> Problem statement:
Nothing outside the range from the line with "Give me the Chart.js source for this chart." to the line with "const yTicks = [0, 0.05, 0.10, 0.15, 0.20, 0.25, 0.30, 0.35];" belongs in the copy, and no pictures do either; repeat that range exactly.

--- BEGIN Task inputs ---

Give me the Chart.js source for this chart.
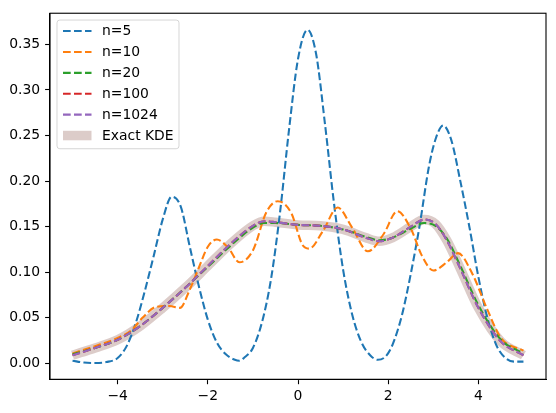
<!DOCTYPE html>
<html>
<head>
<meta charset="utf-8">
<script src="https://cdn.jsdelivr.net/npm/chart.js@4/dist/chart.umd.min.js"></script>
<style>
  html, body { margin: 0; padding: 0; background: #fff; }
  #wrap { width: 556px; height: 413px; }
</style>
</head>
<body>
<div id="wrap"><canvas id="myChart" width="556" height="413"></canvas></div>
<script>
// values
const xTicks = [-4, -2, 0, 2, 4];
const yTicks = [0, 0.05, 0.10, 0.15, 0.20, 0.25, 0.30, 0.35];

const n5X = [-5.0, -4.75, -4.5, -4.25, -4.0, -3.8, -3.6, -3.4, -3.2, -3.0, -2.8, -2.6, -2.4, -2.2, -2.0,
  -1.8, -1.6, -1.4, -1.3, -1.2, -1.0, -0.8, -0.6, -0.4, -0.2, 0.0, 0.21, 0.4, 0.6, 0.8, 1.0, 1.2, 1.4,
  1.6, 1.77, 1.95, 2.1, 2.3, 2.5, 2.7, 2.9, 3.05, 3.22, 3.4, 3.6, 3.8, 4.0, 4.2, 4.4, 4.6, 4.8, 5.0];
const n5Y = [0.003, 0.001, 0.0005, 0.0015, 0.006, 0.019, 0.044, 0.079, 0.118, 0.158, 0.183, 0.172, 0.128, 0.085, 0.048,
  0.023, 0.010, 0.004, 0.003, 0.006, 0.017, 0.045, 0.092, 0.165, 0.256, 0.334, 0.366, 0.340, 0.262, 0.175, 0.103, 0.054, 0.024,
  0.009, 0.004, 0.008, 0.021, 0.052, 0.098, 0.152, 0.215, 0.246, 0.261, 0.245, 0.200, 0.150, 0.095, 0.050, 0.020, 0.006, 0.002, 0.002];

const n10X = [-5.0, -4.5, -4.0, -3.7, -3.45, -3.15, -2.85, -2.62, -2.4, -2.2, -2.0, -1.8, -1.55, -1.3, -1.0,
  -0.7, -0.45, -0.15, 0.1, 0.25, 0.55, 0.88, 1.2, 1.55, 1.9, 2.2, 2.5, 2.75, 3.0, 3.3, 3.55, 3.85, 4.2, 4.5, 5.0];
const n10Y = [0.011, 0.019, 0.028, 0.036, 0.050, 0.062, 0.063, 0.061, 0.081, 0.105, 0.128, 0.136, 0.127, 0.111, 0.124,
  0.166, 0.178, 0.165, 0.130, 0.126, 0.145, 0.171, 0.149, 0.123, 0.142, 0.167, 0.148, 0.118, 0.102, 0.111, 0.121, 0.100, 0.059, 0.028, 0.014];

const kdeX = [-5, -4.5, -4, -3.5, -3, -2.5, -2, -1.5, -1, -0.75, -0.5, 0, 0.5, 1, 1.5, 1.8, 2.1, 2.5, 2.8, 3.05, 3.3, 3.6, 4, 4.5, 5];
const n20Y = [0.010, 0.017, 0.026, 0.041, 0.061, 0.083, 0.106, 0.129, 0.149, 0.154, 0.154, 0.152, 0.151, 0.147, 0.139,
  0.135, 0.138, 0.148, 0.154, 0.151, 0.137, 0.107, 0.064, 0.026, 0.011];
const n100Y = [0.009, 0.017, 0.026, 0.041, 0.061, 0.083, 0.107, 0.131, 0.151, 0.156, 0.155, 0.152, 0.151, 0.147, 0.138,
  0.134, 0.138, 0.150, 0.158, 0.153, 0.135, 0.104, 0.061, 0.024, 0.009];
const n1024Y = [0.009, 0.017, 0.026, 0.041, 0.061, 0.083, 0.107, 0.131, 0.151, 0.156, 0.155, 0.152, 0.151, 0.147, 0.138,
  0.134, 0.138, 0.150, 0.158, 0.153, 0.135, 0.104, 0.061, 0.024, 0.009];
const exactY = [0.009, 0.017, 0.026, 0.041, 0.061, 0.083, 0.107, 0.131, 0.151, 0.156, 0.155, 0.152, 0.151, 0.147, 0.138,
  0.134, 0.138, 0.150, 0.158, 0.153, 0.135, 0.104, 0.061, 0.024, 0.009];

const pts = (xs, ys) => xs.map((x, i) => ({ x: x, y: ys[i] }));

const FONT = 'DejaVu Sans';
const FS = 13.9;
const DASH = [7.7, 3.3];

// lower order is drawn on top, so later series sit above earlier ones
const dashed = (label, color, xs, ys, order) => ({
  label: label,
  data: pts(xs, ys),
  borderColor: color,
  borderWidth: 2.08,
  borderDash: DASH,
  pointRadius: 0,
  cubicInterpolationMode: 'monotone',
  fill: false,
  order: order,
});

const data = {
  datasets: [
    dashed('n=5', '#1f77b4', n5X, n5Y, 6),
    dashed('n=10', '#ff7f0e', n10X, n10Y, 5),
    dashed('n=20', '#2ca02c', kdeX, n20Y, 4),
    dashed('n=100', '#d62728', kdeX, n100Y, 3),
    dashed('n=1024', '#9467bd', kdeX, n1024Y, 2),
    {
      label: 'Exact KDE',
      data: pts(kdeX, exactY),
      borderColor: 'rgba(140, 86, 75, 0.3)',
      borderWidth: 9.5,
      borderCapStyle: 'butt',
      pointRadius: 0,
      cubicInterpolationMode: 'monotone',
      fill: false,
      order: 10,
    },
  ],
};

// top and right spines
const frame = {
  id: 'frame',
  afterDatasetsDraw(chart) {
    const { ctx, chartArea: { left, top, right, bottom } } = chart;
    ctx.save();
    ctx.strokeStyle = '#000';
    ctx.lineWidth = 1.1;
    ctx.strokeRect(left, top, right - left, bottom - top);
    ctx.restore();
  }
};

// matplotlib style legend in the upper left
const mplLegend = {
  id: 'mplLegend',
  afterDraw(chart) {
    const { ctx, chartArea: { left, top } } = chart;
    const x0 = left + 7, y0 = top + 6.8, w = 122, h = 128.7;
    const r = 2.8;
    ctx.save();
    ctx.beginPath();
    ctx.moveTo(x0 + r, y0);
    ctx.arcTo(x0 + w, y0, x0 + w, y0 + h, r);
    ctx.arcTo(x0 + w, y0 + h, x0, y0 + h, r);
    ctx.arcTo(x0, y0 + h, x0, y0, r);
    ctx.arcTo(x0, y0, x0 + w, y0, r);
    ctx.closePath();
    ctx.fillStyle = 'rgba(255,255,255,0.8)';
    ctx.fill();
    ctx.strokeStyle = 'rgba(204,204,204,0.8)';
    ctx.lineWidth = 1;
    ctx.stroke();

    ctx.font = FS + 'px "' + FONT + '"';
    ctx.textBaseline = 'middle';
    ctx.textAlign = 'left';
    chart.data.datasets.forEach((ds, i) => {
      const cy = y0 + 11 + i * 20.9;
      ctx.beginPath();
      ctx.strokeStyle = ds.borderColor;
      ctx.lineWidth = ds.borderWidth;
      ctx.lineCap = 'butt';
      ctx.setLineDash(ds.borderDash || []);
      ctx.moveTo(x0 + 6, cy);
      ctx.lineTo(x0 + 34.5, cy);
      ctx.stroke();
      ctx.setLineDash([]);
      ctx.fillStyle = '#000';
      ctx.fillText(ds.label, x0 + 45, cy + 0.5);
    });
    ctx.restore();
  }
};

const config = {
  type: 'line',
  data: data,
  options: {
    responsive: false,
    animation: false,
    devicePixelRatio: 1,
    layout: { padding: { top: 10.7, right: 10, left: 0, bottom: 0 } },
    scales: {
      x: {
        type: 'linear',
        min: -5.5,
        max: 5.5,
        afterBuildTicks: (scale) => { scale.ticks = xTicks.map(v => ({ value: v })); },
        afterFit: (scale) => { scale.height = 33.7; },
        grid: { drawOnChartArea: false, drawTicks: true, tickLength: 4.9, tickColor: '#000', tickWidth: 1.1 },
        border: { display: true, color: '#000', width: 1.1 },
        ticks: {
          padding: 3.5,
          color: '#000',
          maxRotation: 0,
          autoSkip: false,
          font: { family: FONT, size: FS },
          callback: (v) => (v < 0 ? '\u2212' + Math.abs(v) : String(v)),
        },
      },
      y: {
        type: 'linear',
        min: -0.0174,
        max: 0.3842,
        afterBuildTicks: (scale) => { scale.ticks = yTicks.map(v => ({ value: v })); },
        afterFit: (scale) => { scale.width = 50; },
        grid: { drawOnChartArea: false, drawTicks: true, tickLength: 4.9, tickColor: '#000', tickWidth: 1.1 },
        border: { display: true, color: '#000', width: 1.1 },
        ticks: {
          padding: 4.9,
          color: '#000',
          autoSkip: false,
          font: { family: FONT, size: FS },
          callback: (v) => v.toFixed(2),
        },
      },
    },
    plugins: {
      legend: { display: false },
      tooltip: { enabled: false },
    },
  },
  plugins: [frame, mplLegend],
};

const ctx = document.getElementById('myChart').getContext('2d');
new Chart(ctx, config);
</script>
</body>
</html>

--- END Task inputs ---
--- BEGIN Task inputs ---

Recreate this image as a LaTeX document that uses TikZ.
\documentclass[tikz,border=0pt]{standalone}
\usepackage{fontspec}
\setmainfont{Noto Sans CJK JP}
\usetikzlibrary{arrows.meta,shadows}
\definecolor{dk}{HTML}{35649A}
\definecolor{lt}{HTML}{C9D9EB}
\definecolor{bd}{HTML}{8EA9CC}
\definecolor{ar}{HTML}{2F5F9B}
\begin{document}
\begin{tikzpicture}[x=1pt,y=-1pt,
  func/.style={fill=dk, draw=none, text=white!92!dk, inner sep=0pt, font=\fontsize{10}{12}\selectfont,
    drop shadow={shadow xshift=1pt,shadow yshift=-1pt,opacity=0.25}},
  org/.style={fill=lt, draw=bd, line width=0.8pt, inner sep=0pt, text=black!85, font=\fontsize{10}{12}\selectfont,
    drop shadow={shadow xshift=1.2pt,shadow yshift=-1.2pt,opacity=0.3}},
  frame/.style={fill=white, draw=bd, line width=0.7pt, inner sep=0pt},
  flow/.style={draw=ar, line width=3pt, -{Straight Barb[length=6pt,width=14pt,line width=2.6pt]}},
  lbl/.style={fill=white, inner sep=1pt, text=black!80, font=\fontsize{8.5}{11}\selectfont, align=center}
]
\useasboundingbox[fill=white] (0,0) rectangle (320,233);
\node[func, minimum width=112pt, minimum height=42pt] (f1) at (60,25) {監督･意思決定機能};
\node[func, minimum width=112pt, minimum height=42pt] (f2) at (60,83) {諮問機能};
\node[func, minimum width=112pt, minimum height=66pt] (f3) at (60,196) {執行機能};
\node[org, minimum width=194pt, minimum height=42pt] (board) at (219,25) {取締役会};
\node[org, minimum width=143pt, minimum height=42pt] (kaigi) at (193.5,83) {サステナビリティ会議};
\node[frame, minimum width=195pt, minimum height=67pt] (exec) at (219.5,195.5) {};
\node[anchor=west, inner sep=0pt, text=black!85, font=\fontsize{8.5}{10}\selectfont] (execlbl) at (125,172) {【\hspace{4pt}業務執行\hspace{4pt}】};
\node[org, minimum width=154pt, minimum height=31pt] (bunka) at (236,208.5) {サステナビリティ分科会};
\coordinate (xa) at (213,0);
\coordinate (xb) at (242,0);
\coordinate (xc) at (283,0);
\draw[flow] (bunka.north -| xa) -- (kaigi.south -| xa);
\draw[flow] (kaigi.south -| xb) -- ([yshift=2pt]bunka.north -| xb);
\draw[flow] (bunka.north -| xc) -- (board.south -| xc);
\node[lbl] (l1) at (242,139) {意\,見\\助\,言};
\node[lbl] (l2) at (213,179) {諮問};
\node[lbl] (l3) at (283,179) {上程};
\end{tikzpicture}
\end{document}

--- END Task inputs ---
--- BEGIN Task inputs ---

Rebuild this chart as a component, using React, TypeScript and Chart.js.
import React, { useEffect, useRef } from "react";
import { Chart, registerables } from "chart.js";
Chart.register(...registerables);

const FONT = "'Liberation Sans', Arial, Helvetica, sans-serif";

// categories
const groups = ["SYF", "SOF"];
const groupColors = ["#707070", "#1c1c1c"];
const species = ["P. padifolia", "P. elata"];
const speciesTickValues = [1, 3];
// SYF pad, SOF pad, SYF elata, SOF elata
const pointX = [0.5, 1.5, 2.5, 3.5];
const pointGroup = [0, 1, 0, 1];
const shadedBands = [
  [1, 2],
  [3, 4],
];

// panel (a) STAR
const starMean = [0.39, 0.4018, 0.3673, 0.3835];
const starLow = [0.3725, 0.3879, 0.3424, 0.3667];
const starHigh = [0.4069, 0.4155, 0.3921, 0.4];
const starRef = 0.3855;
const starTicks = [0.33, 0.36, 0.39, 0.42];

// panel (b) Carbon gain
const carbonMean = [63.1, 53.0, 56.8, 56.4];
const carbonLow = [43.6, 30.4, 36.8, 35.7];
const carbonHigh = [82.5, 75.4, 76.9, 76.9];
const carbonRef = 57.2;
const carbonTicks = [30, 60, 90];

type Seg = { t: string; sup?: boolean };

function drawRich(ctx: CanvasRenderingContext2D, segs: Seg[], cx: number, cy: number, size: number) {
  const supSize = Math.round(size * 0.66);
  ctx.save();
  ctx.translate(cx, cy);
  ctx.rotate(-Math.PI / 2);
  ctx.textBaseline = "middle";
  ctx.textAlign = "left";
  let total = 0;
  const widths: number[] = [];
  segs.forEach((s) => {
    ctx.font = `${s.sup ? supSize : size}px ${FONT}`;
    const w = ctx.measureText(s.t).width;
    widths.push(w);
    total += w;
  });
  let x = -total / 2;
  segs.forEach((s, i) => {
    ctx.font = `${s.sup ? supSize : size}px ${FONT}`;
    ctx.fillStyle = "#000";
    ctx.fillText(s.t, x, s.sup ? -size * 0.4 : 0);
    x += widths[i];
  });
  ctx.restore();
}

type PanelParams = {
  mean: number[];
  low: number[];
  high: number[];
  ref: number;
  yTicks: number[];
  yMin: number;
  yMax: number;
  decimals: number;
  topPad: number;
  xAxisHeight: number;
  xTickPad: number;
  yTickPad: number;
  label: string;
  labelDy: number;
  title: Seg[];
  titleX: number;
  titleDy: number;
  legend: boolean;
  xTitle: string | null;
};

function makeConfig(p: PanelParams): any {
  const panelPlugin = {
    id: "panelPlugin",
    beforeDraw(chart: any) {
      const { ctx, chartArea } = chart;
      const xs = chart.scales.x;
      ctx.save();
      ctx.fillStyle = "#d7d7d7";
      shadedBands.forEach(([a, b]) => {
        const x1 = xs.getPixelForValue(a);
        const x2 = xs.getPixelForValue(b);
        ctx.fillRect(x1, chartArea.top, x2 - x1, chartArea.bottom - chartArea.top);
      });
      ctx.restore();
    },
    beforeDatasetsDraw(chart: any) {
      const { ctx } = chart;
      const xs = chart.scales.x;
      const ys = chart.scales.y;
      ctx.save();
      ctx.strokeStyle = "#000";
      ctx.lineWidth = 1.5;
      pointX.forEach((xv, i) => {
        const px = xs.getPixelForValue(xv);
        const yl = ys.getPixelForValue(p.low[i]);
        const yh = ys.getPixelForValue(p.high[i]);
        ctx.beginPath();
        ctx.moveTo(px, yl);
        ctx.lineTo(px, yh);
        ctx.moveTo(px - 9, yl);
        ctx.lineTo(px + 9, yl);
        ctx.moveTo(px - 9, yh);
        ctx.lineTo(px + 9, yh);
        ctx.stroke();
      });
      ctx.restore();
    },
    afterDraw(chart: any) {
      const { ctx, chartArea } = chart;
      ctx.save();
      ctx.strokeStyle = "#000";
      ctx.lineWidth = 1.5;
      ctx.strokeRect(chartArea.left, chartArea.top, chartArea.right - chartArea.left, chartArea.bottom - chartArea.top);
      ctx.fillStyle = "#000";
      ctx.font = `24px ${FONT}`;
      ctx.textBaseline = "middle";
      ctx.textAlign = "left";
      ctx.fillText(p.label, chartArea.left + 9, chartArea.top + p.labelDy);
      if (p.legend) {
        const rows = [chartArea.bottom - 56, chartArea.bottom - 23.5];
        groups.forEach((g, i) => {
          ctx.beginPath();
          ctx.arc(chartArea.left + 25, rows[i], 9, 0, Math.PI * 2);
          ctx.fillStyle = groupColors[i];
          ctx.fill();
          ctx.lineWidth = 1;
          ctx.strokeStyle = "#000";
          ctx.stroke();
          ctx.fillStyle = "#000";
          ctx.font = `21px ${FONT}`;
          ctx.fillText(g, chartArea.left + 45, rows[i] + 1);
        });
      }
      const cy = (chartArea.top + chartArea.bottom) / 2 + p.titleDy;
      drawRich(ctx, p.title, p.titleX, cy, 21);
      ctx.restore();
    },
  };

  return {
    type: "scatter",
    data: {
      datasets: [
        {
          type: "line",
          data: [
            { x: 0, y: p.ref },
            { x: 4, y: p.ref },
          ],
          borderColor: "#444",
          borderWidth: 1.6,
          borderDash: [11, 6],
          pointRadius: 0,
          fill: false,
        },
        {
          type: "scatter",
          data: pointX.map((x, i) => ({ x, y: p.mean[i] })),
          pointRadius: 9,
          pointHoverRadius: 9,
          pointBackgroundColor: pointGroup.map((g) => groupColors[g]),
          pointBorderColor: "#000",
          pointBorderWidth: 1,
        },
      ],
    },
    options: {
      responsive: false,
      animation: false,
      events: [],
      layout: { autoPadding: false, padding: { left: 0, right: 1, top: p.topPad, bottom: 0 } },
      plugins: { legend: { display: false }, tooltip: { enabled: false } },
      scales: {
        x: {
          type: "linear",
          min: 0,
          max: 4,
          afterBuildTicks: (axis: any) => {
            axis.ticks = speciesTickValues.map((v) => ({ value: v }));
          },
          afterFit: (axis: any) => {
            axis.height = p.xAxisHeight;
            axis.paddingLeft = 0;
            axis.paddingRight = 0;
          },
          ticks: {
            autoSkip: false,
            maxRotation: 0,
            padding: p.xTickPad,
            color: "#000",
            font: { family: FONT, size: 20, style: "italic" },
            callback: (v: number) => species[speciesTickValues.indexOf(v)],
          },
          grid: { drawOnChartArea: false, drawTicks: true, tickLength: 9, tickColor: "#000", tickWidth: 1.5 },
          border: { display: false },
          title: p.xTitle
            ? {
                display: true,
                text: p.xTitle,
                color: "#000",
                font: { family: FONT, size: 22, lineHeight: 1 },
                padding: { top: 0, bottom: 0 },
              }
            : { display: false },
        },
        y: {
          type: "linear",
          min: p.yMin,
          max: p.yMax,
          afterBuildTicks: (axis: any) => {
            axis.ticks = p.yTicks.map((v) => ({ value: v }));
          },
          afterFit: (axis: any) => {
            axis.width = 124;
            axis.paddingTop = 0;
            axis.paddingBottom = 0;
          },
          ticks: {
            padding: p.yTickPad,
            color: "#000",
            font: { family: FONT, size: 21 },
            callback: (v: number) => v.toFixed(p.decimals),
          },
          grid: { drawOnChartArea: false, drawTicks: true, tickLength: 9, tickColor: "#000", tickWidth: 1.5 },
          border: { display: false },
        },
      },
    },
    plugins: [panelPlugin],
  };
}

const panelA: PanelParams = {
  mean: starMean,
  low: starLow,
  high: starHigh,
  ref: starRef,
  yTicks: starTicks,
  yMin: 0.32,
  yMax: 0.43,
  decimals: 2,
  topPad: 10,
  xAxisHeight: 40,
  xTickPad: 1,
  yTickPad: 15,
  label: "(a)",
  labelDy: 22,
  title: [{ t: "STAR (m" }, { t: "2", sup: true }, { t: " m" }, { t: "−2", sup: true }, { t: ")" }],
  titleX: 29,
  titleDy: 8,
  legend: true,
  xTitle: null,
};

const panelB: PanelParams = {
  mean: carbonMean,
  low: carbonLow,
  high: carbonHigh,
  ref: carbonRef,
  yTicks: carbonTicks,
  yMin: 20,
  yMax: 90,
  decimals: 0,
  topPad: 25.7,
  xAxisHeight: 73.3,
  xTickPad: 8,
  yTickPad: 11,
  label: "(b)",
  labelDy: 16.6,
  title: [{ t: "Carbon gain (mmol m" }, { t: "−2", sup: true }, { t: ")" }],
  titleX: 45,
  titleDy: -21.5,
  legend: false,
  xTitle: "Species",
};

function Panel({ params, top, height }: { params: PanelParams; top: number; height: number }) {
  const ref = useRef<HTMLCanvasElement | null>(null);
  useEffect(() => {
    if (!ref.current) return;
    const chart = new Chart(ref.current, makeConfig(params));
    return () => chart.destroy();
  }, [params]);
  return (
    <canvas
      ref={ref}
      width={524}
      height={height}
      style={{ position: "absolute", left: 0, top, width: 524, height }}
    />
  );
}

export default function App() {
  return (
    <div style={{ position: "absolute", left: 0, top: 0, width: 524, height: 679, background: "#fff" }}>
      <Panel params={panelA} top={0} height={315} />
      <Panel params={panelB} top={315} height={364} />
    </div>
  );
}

--- END Task inputs ---

> Answer to the task:
Give me the Chart.js source for this chart.
<!DOCTYPE html>
<html>
<head>
<meta charset="utf-8">
<script src="https://cdn.jsdelivr.net/npm/chart.js@4/dist/chart.umd.min.js"></script>
<style>
  html, body { margin: 0; padding: 0; background: #fff; }
  #wrap { width: 556px; height: 413px; }
</style>
</head>
<body>
<div id="wrap"><canvas id="myChart" width="556" height="413"></canvas></div>
<script>
// values
const xTicks = [-4, -2, 0, 2, 4];
const yTicks = [0, 0.05, 0.10, 0.15, 0.20, 0.25, 0.30, 0.35];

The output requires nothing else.